Tim Kaine Compares Trump's Russian Hack Comments To Watergate

“This is serious business."
Tim Kaine criticized Donald Trump for encouraging Russia to hack Hillary Clinton. 
Tim Kaine criticized Donald Trump for encouraging Russia to hack Hillary Clinton. 

WASHINGTON ― Democratic vice presidential nominee Tim Kaine compared rival Donald Trump’s comments on alleged Russian hacking to the Watergate scandal on Sunday.

Intelligence officials have indicated that a July hack of the Democratic National Committee’s servers was the work of the Russian government. Trump responded to the email release with the suggestion that the Russians should look for additional emails from Hillary Clinton’s private server from her time at the State Department.

“He has openly encouraged Russia to engage in cyberhacking to try to find more emails or materials, and we know that this cyberattack on the DNC was likely done by Russia,” Kaine said in an appearance on ABC’s “This Week with George Stephanopoulos.”

Kaine compared it to the scandal that forced Republican President Richard Nixon to resign. “A president was impeached and had to resign over an attack on the DNC during a presidential election in 1972,” Kaine said. “This is serious business. So contrast the Hillary situation, where the FBI said there’s no need for legal proceedings, with an attack that is being encouraged by Donald Trump on the DNC by Russia similar to what led to the resignation of a president 30 years ago.”

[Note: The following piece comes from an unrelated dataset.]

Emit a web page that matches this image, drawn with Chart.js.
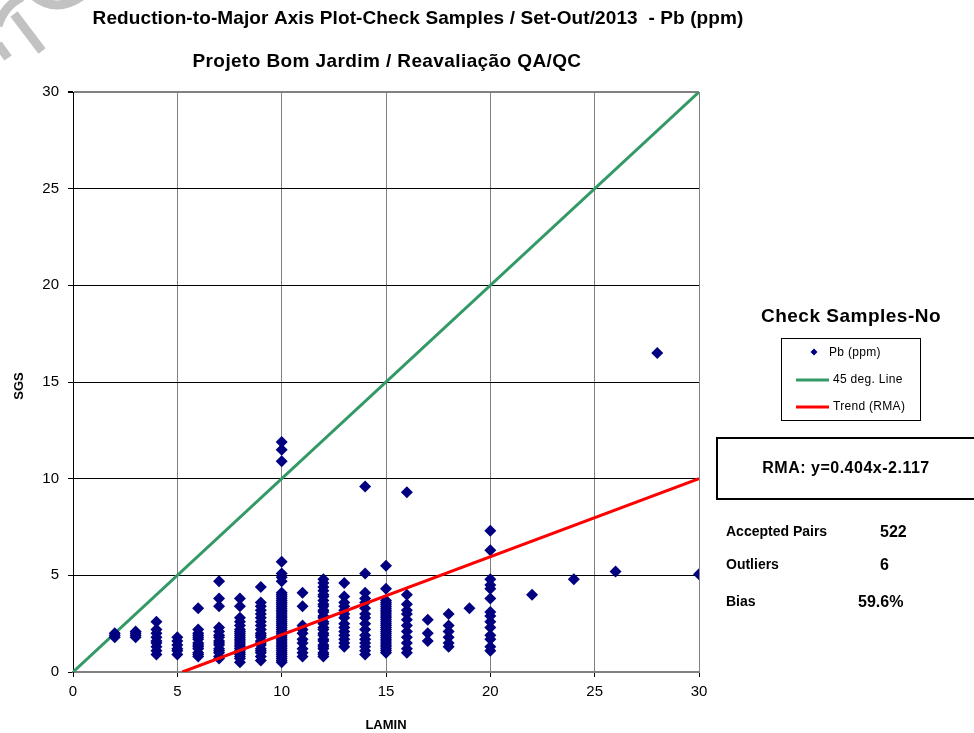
<!DOCTYPE html>
<html>
<head>
<meta charset="utf-8">
<script src="https://cdn.jsdelivr.net/npm/chart.js@4.4.1/dist/chart.umd.min.js"></script>
<style>
  html, body { margin: 0; padding: 0; background: #fff; }
  #wrap { width: 974px; height: 733px; position: relative; }
</style>
</head>
<body>
<div id="wrap"><canvas id="grafico"></canvas></div>
<script>
// LAMIN (x) columns and the SGS (y) results for each column
const lamin = [2, 3, 4, 5, 6, 7, 8, 9, 10, 11, 12, 13, 14, 15, 16, 17, 18, 19, 20, 22, 24, 26, 28, 30];
const sgs = [
  [1.8, 1.9, 2.0],
  [1.8, 1.9, 2.0, 2.1],
  [0.9, 1.1, 1.3, 1.5, 1.6, 1.8, 2.0, 2.2, 2.6],
  [0.9, 1.1, 1.2, 1.4, 1.6, 1.8],
  [0.8, 0.9, 1.0, 1.2, 1.3, 1.4, 1.5, 1.7, 1.8, 1.9, 2.0, 2.2, 3.3],
  [0.7, 0.8, 1.0, 1.1, 1.2, 1.4, 1.5, 1.6, 1.8, 1.9, 2.1, 2.3, 3.4, 3.8, 4.7],
  [0.5, 0.7, 0.8, 0.9, 1.0, 1.1, 1.2, 1.3, 1.4, 1.5, 1.6, 1.7, 1.8, 1.9, 2.0, 2.1, 2.2, 2.4, 2.6, 2.8, 3.4, 3.8],
  [0.6, 0.8, 1.0, 1.1, 1.2, 1.4, 1.5, 1.6, 1.8, 1.9, 2.0, 2.2, 2.4, 2.6, 2.8, 3.0, 3.2, 3.4, 3.6, 4.4],
  [0.5, 0.6, 0.7, 0.8, 0.9, 1.0, 1.1, 1.2, 1.3, 1.4, 1.5, 1.6, 1.7, 1.8, 1.9, 2.0, 2.1, 2.2, 2.3, 2.4, 2.5,
   2.6, 2.7, 2.8, 2.9, 3.0, 3.1, 3.2, 3.3, 3.4, 3.5, 3.6, 3.7, 3.8, 3.9, 4.0, 4.1, 4.7, 4.9, 5.1, 5.7, 10.9, 11.5, 11.9],
  [0.8, 1.0, 1.2, 1.5, 1.7, 2.0, 2.2, 2.4, 3.4, 4.1],
  [0.8, 0.9, 1.0, 1.2, 1.3, 1.4, 1.6, 1.7, 1.9, 2.0, 2.2, 2.3, 2.5, 2.6, 2.8, 2.9, 3.1, 3.2, 3.4, 3.5, 3.7,
   3.9, 4.0, 4.2, 4.4, 4.6, 4.8],
  [1.3, 1.5, 1.7, 1.9, 2.1, 2.3, 2.5, 2.8, 3.0, 3.2, 3.4, 3.6, 3.9, 4.6],
  [0.9, 1.1, 1.3, 1.5, 1.7, 1.9, 2.2, 2.5, 2.8, 3.0, 3.3, 3.6, 3.8, 4.1, 5.1, 9.6],
  [1.0, 1.1, 1.2, 1.3, 1.4, 1.5, 1.6, 1.7, 1.8, 1.9, 2.0, 2.1, 2.2, 2.3, 2.4, 2.5, 2.6, 2.7, 2.8, 2.9, 3.0,
   3.1, 3.2, 3.3, 3.4, 3.5, 3.6, 3.7, 4.3, 5.5],
  [1.0, 1.2, 1.5, 1.8, 2.1, 2.4, 2.7, 3.0, 3.2, 3.5, 4.0, 9.3],
  [1.6, 2.0, 2.7],
  [1.3, 1.5, 1.8, 2.1, 2.4, 3.0],
  [3.3],
  [1.1, 1.3, 1.7, 1.9, 2.3, 2.6, 2.9, 3.1, 3.8, 4.3, 4.5, 4.8, 6.3, 7.3],
  [4.0],
  [4.8],
  [5.2],
  [16.5],
  [5.05]
];

// linha 45 graus e reta RMA
const linha45 = [0, 30];
const rmaSlope = 0.404;
const rmaIntercept = -2.117;
const xMin = 0, xMax = 30;
const yTicks = [0, 5, 10, 15, 20, 25, 30];

// estatisticas do painel lateral
const painel = [
  ['Accepted Pairs', '522', 880],
  ['Outliers', '6', 880],
  ['Bias', '59.6%', 858]
];

let azulEscuro = '#000080';
let verde = '#339966';
let vermelho = '#ff0000';
let fonte = '"Liberation Sans", Arial, sans-serif';

// monta os pontos
let pontos = [];
lamin.forEach((x, i) => {
  sgs[i].forEach(y => pontos.push({ x: x, y: y }));
});

let pontos45 = linha45.map(v => ({ x: v, y: v }));
let xZero = -rmaIntercept / rmaSlope;
let pontosRma = [xZero, xMax].map(x => ({ x: x, y: rmaSlope * x + rmaIntercept }));

// textos fora da area do grafico
const decoracao = {
  id: 'decoracao',
  afterDraw(chart) {
    const ctx = chart.ctx;
    ctx.save();

    // pedaco da marca d'agua no canto
    ctx.save();
    ctx.strokeStyle = '#c2c2c2';
    ctx.lineWidth = 9;
    ctx.beginPath(); ctx.moveTo(-2, 26); ctx.quadraticCurveTo(4, 6, 22, -3); ctx.stroke();
    ctx.beginPath(); ctx.moveTo(14, 14); ctx.lineTo(42, 51); ctx.stroke();
    ctx.beginPath(); ctx.moveTo(34, -4); ctx.quadraticCurveTo(56, 14, 82, -4); ctx.stroke();
    ctx.beginPath(); ctx.moveTo(-2, 44); ctx.lineTo(8, 58); ctx.stroke();
    ctx.restore();

    ctx.fillStyle = '#000';
    ctx.textAlign = 'center';
    ctx.textBaseline = 'middle';
    ctx.letterSpacing = '0.1px';
    ctx.font = 'bold 19px ' + fonte;
    ctx.fillText('Reduction-to-Major Axis Plot-Check Samples / Set-Out/2013  - Pb (ppm)', 418, 19);
    ctx.letterSpacing = '0.4px';
    ctx.font = 'bold 19px ' + fonte;
    ctx.fillText('Projeto Bom Jardim / Reavaliação QA/QC', 387, 62);
    ctx.letterSpacing = '0px';

    // titulos dos eixos
    ctx.font = 'bold 13px ' + fonte;
    ctx.fillText('LAMIN', 386, 725);
    ctx.save();
    ctx.translate(19, 386);
    ctx.rotate(-Math.PI / 2);
    ctx.fillText('SGS', 0, 0);
    ctx.restore();

    // legenda
    ctx.letterSpacing = '0.5px';
    ctx.font = 'bold 19px ' + fonte;
    ctx.fillText('Check Samples-No', 851, 317);
    ctx.strokeStyle = '#000';
    ctx.lineWidth = 1;
    ctx.strokeRect(781.5, 338.5, 139, 82);
    ctx.textAlign = 'left';
    ctx.letterSpacing = '0.3px';
    ctx.font = '12px ' + fonte;
    ctx.fillStyle = azulEscuro;
    ctx.beginPath();
    ctx.moveTo(814, 348.5); ctx.lineTo(817.5, 352); ctx.lineTo(814, 355.5); ctx.lineTo(810.5, 352);
    ctx.closePath();
    ctx.fill();
    ctx.fillStyle = '#000';
    ctx.fillText('Pb (ppm)', 829, 353);
    ctx.lineWidth = 3;
    ctx.strokeStyle = verde;
    ctx.beginPath(); ctx.moveTo(796, 380); ctx.lineTo(829, 380); ctx.stroke();
    ctx.fillText('45 deg. Line', 833, 380);
    ctx.strokeStyle = vermelho;
    ctx.beginPath(); ctx.moveTo(796, 407); ctx.lineTo(829, 407); ctx.stroke();
    ctx.fillText('Trend (RMA)', 833, 407);

    // caixa da equacao
    ctx.lineWidth = 2;
    ctx.strokeStyle = '#000';
    ctx.strokeRect(717, 438, 270, 61);
    ctx.textAlign = 'center';
    ctx.letterSpacing = '0.5px';
    ctx.font = 'bold 16px ' + fonte;
    ctx.fillText('RMA: y=' + rmaSlope.toFixed(3) + 'x' + rmaIntercept.toFixed(3), 846, 469);

    // estatisticas
    ctx.textAlign = 'left';
    ctx.letterSpacing = '0px';
    painel.forEach((p, i) => {
      let y = [532, 565, 602][i];
      ctx.font = 'bold 14px ' + fonte;
      ctx.fillText(p[0], 726, y);
      ctx.font = 'bold 16px ' + fonte;
      ctx.fillText(p[1], p[2], y + 1);
    });
    ctx.restore();
  }
};

const c_grafico = document.getElementById('grafico').getContext('2d');
let grafico = new Chart(c_grafico, {
  type: 'scatter',
  data: {
    datasets: [{
      label: 'Trend (RMA)',
      type: 'line',
      data: pontosRma,
      borderColor: vermelho,
      borderWidth: 3,
      pointRadius: 0,
      fill: false
    }, {
      label: 'Pb (ppm)',
      data: pontos,
      pointStyle: 'rectRot',
      pointRadius: 6,
      backgroundColor: azulEscuro,
      borderColor: azulEscuro,
      borderWidth: 0
    }, {
      label: '45 deg. Line',
      type: 'line',
      data: pontos45,
      borderColor: verde,
      borderWidth: 3,
      pointRadius: 0,
      fill: false
    }]
  },
  options: {
    responsive: true,
    maintainAspectRatio: false,
    animation: false,
    layout: { padding: { left: 0, top: 92, right: 275, bottom: 0 } },
    scales: {
      x: {
        type: 'linear',
        min: xMin,
        max: xMax,
        afterFit: s => { s.height = 61; },
        ticks: { stepSize: 5, color: '#000', padding: 6, font: { family: fonte, size: 15 } },
        grid: { color: '#808080', lineWidth: 1, tickLength: 5, tickColor: '#000' },
        border: { color: '#808080', width: 2 }
      },
      y: {
        type: 'linear',
        min: yTicks[0],
        max: yTicks[yTicks.length - 1],
        afterFit: s => { s.width = 73; },
        ticks: { stepSize: 5, color: '#000', padding: 9, font: { family: fonte, size: 15 } },
        grid: {
          color: ctx => ctx.tick.value === 30 ? '#808080' : '#000',
          lineWidth: ctx => ctx.tick.value === 30 ? 2 : 1,
          tickLength: 5,
          tickColor: '#000'
        },
        border: { color: '#000', width: 1 }
      }
    },
    plugins: {
      legend: { display: false },
      tooltip: { enabled: false }
    }
  },
  plugins: [decoracao]
});
</script>
</body>
</html>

Russian President Vladimir Putin denied his country’s involvement in the hack earlier this week, but praised the release of the emails. “Listen, does it even matter who hacked this data?” he asked Bloomberg News. “The important thing is the content that was given to the public.” 

Trump’s kind words for Putin have raised concerns, as have his advisers’ connections to Russia.

Editor’s note: Donald Trump regularly incites political violence and is a serial liar, rampant xenophobe, racist, misogynist and birther who has repeatedly pledged to ban all Muslims — 1.6 billion members of an entire religion — from entering the U.S.